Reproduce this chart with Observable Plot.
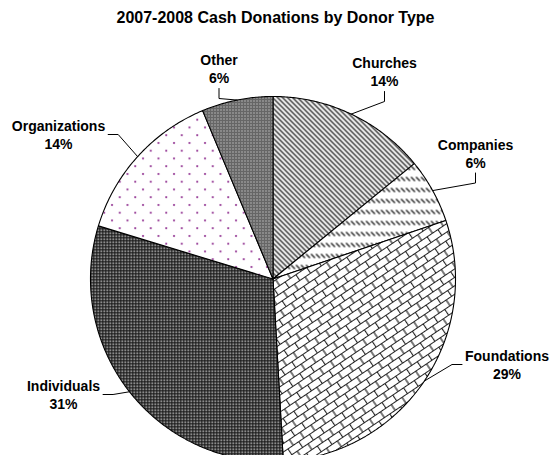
<!DOCTYPE html>
<html><head><meta charset="utf-8">
<script src="https://cdn.jsdelivr.net/npm/d3@7"></script>
<script src="https://cdn.jsdelivr.net/npm/@observablehq/plot@0.6"></script>
<style>html,body{margin:0;padding:0;background:#fff}svg{display:block}</style>
</head><body><div id="chart"></div>
<script>
// ---- data ----
const categories = ["Churches", "Companies", "Foundations", "Individuals", "Organizations", "Other"];
const shares = [14.1, 5.7, 29.3, 30.6, 14.0, 6.3];
const title = "2007-2008 Cash Donations by Donor Type";

// ---- layout / style ----
const W = 550, H = 455, CX = 272.5, CY = 278.5, R = 182.5;
const FONT = "'Liberation Sans', Arial, Helvetica, sans-serif";
const fills = {
  Churches: "url(#p-churches)", Companies: "url(#p-companies)", Foundations: "url(#p-foundations)",
  Individuals: "url(#p-individuals)", Organizations: "url(#p-organizations)", Other: "url(#p-other)"
};
const labelLayout = {
  Churches: {x: 384, y: 71, leader: "below"},
  Companies: {x: 475, y: 152.5, leader: "below"},
  Foundations: {x: 506.5, y: 364, leader: "left"},
  Individuals: {x: 63, y: 394, leader: "right"},
  Organizations: {x: 58, y: 134, leader: "right"},
  Other: {x: 218.5, y: 68, leader: "below"}
};

const toUnit = ([px, py]) => ({x: (px - CX) / R, y: (CY - py) / R});

const total = d3.sum(shares);
let acc = 0;
const slices = categories.map((name, i) => {
  const a0 = acc / total * 2 * Math.PI; acc += shares[i];
  const a1 = acc / total * 2 * Math.PI;
  return {name, value: shares[i], pct: Math.round(shares[i] / total * 100) + "%", a0, a1, mid: (a0 + a1) / 2};
});
function slicePoints(s) {
  const n = Math.max(2, Math.ceil((s.a1 - s.a0) / (Math.PI / 360)));
  const pts = [{x: 0, y: 0}];
  for (let k = 0; k <= n; k++) {
    const a = s.a0 + (s.a1 - s.a0) * k / n;
    pts.push({x: Math.sin(a), y: Math.cos(a)});
  }
  pts.push({x: 0, y: 0});
  return pts;
}

const ctx = document.createElement("canvas").getContext("2d");
ctx.font = "bold 14px " + FONT;
const leaders = slices.flatMap(s => {
  const L = labelLayout[s.name];
  const w = Math.max(ctx.measureText(s.name).width, ctx.measureText(s.pct).width);
  let p0, p1;
  if (L.leader === "below") { p0 = [L.x, L.y + 20]; p1 = [L.x, L.y + 30]; }
  else if (L.leader === "left") { p0 = [L.x - w / 2 - 3, L.y]; p1 = [p0[0] - 10, L.y]; }
  else { p0 = [L.x + w / 2 + 3, L.y]; p1 = [p0[0] + 10, L.y]; }
  return [{name: s.name, ...toUnit(p0)}, {name: s.name, ...toUnit(p1)}, {name: s.name, x: Math.sin(s.mid), y: Math.cos(s.mid)}];
});
const labels = slices.map(s => ({...toUnit([labelLayout[s.name].x, labelLayout[s.name].y]), text: s.name + "\n" + s.pct}));

const defsMark = () => {
  const g = document.createElementNS("http://www.w3.org/2000/svg", "g");
  g.innerHTML = `<defs>
  <pattern id="p-churches" width="5" height="5" patternUnits="userSpaceOnUse">
    <rect width="5" height="5" fill="#fff"/>
    <path d="M-1,-1L6,6M-1,4L1,6M4,-1L6,1" stroke="#2a2a2a" stroke-width="1.4"/>
  </pattern>
  <pattern id="p-companies" width="5" height="11" patternUnits="userSpaceOnUse">
    <rect width="5" height="11" fill="#fff"/>
    <path d="M0.5,0.5L4.5,4.5" stroke="#2a2a2a" stroke-width="1.4"/>
  </pattern>
  <pattern id="p-foundations" width="13" height="14" patternUnits="userSpaceOnUse" patternTransform="rotate(-34)">
    <rect width="13" height="14" fill="#fff"/>
    <path d="M0,0.5H13M0,7.5H13M0.5,0.5V7.5M7,7.5V14.5" stroke="#222" stroke-width="1.2" fill="none"/>
  </pattern>
  <pattern id="p-individuals" width="3" height="3" patternUnits="userSpaceOnUse">
    <rect width="3" height="3" fill="#161616"/>
    <rect x="1" y="1" width="1.5" height="1.5" fill="#e6e6e6"/>
  </pattern>
  <pattern id="p-other" width="3" height="3" patternUnits="userSpaceOnUse">
    <rect width="3" height="3" fill="#666"/>
    <rect x="1" y="1" width="1" height="1" fill="#f2f2f2"/>
  </pattern>
  <pattern id="p-organizations" width="15.5" height="15.5" patternUnits="userSpaceOnUse">
    <rect width="15.5" height="15.5" fill="#fff"/>
    <circle cx="3" cy="3" r="1.1" fill="#933593"/>
    <circle cx="10.75" cy="10.75" r="1.1" fill="#933593"/>
  </pattern>
  </defs>`;
  return g;
};

const plot = Plot.plot({
  width: W, height: H, margin: 0,
  x: {domain: [-1, 1], range: [CX - R, CX + R], axis: null},
  y: {domain: [-1, 1], range: [CY + R, CY - R], axis: null},
  style: {fontFamily: FONT, background: "#fff", color: "#000"},
  marks: [
    defsMark,
    ...slices.map(s => Plot.line(slicePoints(s), {x: "x", y: "y", fill: fills[s.name], stroke: "#000", strokeWidth: 1.1, strokeLinejoin: "miter"})),
    Plot.line(leaders, {x: "x", y: "y", z: "name", stroke: "#000", strokeWidth: 1}),
    Plot.text(labels, {x: "x", y: "y", text: "text", fontSize: 14, fontWeight: "bold", lineHeight: 1.3, lineAnchor: "middle", fill: "#000"}),
    Plot.text([title], {frameAnchor: "top", dy: 11, fontSize: 16, fontWeight: "bold", fill: "#000"})
  ]
});
document.getElementById("chart").appendChild(plot);
</script>
</body></html>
◆ ◆ ◆
Short problem
Repeat only the lines from the beginning of the material through the line containing "Cash Donations by", both ends kept, leaving pictures out.

Reply
Reproduce this chart with Observable Plot.
<!DOCTYPE html>
<html><head><meta charset="utf-8">
<script src="https://cdn.jsdelivr.net/npm/d3@7"></script>
<script src="https://cdn.jsdelivr.net/npm/@observablehq/plot@0.6"></script>
<style>html,body{margin:0;padding:0;background:#fff}svg{display:block}</style>
</head><body><div id="chart"></div>
<script>
// ---- data ----
const categories = ["Churches", "Companies", "Foundations", "Individuals", "Organizations", "Other"];
const shares = [14.1, 5.7, 29.3, 30.6, 14.0, 6.3];
const title = "2007-2008 Cash Donations by Donor Type";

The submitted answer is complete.